On the other hand, God’s first act of
love for this world was to create it. And what He created wasn’t a colorless,
artless place, but. . .wait for it. . .a garden. I imagine the first visual arts of that
garden—flowers and fruits, vibrant and luscious. I imagine the first arts of work and
movement—the joy of sweating under the sun with my hands in the dirt, ending
the day fully satisfied with my work instead of anxious from toil. I imagine reaching the seventh day and
experiencing the art of being completely at rest in mind, body, and soul in the
rich depths of God’s love. It’s all a
reminder that the world God envisioned went beyond food and clothes.

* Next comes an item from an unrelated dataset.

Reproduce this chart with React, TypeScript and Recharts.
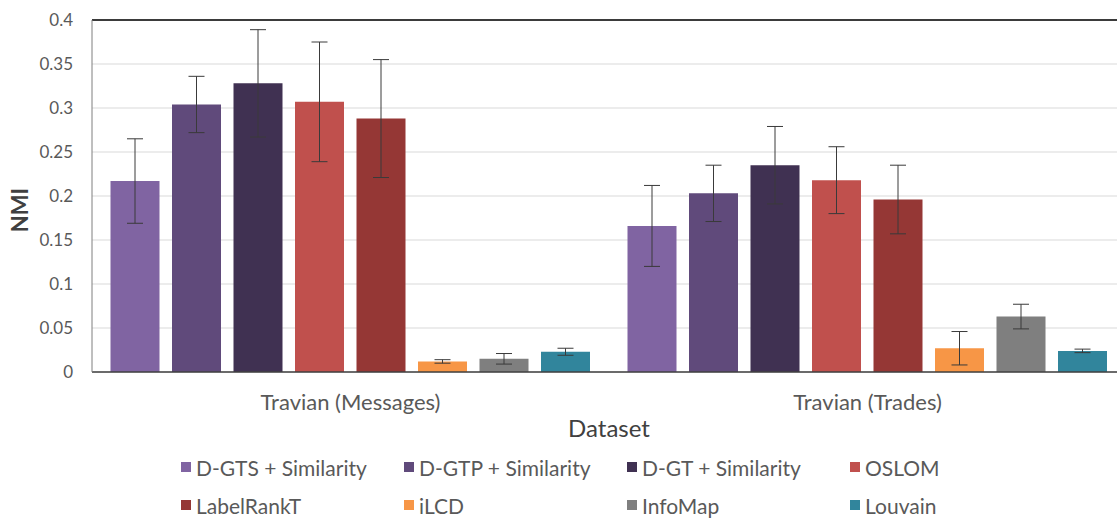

This is Jay again. I too, like Kendra, often wonder about the
great chasm that seems to exist between those of us who are blessed with
relative security and our needs being met…and yes, beyond our needs…and those
who struggle to find an overpass to sleep under at night and make a daily trip
to the Lord’s Diner for a meal, all the while suffering both physically and
mentally.
I also know that just throwing money
at a problem won’t necessarily fix it. I
know of people for whom $50,000 cash wouldn’t fix their issues. And I certainly don’t have that kind of
money. What can I do? How can I help meet the incredible need that
is, as we say, “out there?” And what is
my responsibility as a Child of God to these people? Just how far does loving one’s neighbor go? Am I guilty of sending a naked neighbor away
with mere “hopes” if I have an actual coat to cover him with (James 2). And as Kendra said, Jesus warned us to guard
ourselves against all types of greed (Luke 12). And, he highlighted the peace that comes with
contentment. (Philippians 4, 1 Timothy 6).
Just what does Jesus expect of me?
I’m not going to answer that question
for you. I’m struggling to find an
answer for myself, and may never find one in this life. The tension that exists between want and
plenty is one each of us must wrestle with as we strive to become more and more
like our savior and Lord. May God bless
you as you go forward “in tension” from this day.